**THE EXERCISE:** Provide only the number of lines in the data below that contain the word "code".

-- start of EXTRACTED MATERIAL --

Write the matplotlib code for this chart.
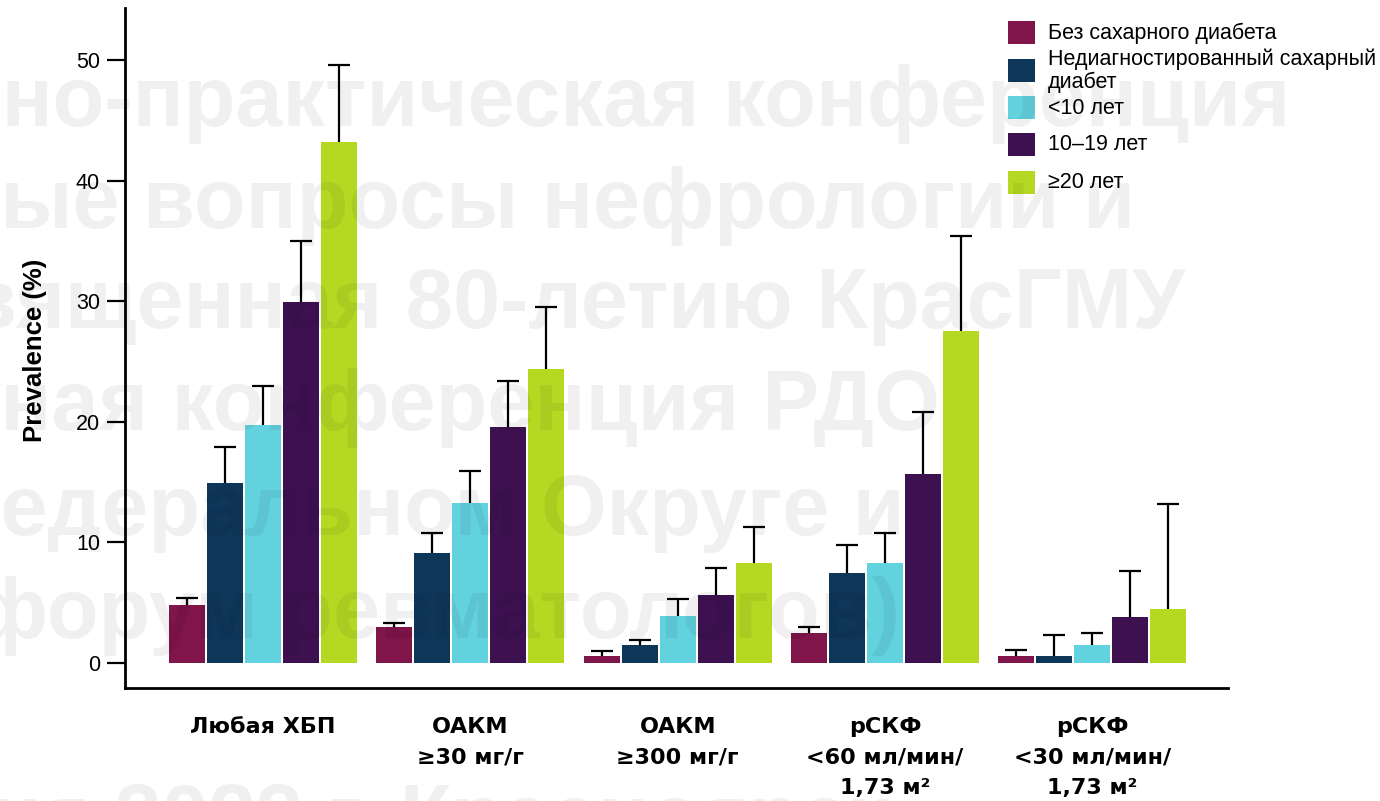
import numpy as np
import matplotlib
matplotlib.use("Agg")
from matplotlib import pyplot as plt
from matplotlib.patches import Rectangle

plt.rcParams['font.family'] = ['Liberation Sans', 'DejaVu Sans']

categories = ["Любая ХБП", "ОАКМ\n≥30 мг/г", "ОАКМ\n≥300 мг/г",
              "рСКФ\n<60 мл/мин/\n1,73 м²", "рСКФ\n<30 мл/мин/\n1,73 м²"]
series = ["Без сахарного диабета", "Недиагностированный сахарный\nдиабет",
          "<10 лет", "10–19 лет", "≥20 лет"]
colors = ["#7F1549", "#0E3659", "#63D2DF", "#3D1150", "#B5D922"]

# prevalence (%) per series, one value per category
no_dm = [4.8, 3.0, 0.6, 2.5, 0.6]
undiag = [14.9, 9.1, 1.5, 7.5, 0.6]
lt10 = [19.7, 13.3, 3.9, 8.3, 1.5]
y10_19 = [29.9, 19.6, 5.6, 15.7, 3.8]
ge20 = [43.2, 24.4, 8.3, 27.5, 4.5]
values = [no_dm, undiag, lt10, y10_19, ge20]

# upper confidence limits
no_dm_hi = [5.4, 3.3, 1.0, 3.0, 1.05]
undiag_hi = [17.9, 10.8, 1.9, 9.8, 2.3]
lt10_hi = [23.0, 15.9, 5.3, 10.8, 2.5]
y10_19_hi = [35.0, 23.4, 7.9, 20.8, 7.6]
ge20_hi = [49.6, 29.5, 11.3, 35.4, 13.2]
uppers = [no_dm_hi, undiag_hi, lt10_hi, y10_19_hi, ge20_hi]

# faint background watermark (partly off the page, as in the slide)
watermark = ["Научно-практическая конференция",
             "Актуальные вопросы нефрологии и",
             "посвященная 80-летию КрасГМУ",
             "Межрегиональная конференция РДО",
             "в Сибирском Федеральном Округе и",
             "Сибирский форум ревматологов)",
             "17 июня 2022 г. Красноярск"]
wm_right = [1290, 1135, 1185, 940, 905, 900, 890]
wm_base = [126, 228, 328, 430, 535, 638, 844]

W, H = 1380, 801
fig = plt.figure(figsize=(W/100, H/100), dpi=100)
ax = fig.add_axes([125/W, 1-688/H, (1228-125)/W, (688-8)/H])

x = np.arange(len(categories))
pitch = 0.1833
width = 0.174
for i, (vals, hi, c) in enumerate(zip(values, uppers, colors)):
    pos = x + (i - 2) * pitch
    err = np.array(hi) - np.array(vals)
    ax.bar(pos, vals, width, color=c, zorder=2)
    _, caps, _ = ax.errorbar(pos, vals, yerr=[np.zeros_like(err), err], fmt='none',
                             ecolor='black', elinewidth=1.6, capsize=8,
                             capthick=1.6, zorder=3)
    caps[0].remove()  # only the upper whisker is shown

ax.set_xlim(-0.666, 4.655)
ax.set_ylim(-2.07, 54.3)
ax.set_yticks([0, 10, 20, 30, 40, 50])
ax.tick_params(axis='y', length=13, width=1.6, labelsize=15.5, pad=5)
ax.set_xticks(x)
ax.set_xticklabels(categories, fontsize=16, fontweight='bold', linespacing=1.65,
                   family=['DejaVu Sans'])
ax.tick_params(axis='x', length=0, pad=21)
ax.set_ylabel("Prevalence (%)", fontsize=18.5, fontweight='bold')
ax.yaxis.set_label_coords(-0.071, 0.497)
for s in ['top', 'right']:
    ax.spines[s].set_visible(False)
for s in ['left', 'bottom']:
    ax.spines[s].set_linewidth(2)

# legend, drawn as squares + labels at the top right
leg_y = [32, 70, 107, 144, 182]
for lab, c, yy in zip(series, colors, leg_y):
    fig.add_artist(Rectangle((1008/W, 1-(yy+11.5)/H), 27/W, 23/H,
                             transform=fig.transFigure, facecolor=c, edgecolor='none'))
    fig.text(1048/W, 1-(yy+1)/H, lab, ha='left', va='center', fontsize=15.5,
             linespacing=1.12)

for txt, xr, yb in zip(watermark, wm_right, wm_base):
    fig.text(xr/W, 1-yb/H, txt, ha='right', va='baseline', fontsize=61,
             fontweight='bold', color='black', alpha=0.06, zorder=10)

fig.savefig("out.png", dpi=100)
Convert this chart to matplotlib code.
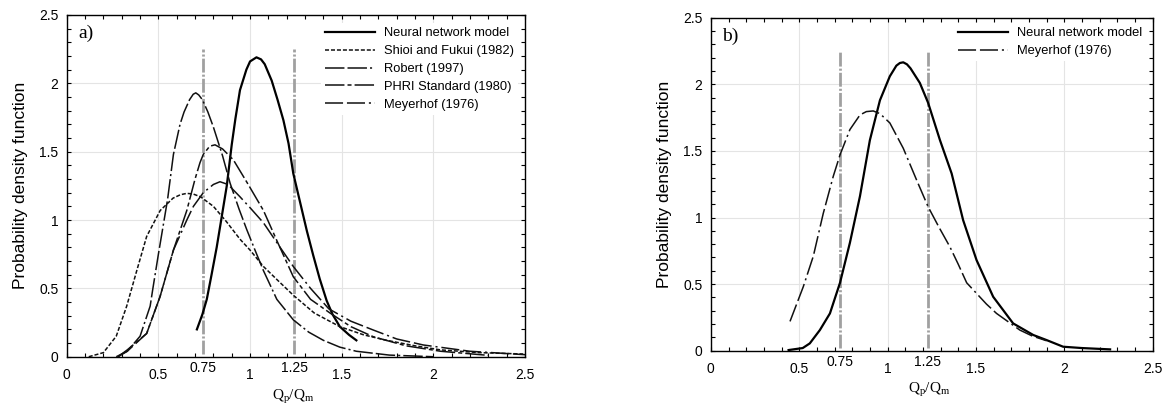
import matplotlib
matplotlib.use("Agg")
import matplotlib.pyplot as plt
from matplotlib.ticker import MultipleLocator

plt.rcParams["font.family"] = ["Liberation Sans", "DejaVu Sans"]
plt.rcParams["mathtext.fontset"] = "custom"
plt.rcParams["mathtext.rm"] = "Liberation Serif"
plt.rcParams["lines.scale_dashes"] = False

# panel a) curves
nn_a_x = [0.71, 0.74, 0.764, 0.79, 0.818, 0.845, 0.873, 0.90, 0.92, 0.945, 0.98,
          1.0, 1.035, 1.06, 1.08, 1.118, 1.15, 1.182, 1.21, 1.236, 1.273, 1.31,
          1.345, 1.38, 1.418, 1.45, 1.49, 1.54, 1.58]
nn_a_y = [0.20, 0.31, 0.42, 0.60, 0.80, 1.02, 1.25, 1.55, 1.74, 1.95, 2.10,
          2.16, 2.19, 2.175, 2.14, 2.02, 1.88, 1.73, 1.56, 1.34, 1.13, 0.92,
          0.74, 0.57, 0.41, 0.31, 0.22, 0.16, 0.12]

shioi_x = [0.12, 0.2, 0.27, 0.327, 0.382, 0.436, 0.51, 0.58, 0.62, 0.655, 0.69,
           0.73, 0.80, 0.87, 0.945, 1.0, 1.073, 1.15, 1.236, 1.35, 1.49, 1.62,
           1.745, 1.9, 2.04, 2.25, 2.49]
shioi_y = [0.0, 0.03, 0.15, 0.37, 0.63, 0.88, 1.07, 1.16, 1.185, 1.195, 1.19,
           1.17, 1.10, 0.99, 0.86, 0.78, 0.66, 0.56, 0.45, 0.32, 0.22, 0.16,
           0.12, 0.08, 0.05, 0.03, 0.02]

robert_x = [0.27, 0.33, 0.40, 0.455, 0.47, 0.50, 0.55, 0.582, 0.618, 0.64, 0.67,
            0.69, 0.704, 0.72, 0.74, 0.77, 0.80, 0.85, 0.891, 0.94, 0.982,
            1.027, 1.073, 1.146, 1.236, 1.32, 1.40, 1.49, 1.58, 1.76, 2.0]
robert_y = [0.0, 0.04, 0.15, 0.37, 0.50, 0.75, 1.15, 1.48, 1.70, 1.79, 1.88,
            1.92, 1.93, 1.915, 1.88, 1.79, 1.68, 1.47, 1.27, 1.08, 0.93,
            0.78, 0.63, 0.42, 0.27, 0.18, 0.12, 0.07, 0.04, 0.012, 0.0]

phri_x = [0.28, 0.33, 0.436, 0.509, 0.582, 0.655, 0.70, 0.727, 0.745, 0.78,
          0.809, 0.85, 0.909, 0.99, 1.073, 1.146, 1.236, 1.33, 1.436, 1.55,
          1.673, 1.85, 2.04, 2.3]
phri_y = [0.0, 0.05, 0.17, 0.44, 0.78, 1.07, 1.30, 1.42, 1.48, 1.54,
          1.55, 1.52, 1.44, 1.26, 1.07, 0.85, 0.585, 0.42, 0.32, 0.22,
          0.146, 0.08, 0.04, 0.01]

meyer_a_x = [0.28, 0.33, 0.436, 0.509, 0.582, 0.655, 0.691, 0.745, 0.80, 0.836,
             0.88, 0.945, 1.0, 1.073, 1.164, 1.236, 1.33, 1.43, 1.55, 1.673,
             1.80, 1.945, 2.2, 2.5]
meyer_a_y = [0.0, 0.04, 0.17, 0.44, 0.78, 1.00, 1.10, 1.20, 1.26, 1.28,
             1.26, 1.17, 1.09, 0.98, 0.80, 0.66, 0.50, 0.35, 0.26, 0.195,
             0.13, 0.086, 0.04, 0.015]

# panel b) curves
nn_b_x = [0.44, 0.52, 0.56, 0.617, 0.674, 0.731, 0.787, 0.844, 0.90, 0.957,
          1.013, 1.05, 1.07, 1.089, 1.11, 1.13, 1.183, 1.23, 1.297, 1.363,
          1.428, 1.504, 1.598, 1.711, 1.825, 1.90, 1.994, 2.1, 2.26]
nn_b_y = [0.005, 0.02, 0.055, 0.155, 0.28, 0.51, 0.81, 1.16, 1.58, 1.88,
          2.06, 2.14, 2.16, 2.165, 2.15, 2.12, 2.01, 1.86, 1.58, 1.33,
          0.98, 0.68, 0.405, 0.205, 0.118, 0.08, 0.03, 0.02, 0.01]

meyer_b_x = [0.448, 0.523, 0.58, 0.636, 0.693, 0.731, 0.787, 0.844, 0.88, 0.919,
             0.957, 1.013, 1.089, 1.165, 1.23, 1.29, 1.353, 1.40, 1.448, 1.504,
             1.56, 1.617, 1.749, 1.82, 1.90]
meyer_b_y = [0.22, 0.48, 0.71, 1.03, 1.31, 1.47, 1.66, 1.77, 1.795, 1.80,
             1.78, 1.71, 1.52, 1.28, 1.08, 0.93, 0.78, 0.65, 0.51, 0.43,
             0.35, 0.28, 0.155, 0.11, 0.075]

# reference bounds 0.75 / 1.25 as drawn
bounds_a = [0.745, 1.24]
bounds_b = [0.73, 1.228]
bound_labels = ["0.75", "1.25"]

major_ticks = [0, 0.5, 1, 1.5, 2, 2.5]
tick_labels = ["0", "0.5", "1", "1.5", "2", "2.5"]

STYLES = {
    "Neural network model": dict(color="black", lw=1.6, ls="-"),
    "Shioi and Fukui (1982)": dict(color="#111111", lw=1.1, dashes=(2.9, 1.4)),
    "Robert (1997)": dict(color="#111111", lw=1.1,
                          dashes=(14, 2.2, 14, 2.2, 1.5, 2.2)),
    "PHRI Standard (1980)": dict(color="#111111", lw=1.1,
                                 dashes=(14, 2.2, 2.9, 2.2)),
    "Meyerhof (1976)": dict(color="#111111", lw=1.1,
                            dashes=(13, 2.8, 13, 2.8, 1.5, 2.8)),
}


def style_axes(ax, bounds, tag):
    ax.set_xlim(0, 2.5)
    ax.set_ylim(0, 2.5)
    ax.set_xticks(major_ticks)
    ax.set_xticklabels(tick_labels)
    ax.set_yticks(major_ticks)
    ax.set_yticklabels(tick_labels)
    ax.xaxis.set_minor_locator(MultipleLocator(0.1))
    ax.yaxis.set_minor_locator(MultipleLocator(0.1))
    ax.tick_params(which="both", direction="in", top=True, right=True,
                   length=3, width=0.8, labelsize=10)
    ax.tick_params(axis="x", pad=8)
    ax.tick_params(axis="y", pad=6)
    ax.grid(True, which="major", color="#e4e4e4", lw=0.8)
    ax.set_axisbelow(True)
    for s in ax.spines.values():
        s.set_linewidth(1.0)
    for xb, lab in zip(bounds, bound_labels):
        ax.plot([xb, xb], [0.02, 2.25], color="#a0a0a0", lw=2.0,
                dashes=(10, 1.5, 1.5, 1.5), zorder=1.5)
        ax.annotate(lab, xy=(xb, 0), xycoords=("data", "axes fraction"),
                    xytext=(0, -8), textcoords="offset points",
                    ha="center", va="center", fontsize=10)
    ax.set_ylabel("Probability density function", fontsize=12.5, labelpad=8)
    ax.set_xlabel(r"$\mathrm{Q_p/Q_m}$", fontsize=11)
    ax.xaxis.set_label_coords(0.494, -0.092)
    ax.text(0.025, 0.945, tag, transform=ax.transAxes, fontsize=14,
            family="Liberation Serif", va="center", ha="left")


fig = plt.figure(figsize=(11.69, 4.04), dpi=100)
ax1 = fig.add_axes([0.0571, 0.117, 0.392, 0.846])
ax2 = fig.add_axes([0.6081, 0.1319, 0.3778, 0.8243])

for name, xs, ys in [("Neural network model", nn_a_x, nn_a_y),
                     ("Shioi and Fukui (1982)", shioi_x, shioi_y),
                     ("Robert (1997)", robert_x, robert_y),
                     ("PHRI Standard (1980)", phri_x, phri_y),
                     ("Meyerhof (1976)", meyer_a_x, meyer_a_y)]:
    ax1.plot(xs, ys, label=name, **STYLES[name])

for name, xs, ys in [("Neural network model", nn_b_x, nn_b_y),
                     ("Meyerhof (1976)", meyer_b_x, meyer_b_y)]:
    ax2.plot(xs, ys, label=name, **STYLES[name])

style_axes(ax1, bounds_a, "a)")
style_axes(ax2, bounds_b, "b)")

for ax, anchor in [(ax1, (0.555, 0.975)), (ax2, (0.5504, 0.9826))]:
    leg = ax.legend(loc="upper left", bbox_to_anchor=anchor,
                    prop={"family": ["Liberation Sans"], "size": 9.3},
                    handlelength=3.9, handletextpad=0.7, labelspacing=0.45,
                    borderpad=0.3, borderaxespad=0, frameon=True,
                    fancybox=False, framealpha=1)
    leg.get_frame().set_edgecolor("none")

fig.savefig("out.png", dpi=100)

-- end of EXTRACTED MATERIAL --

**RESULT OF THIS TASK:** 2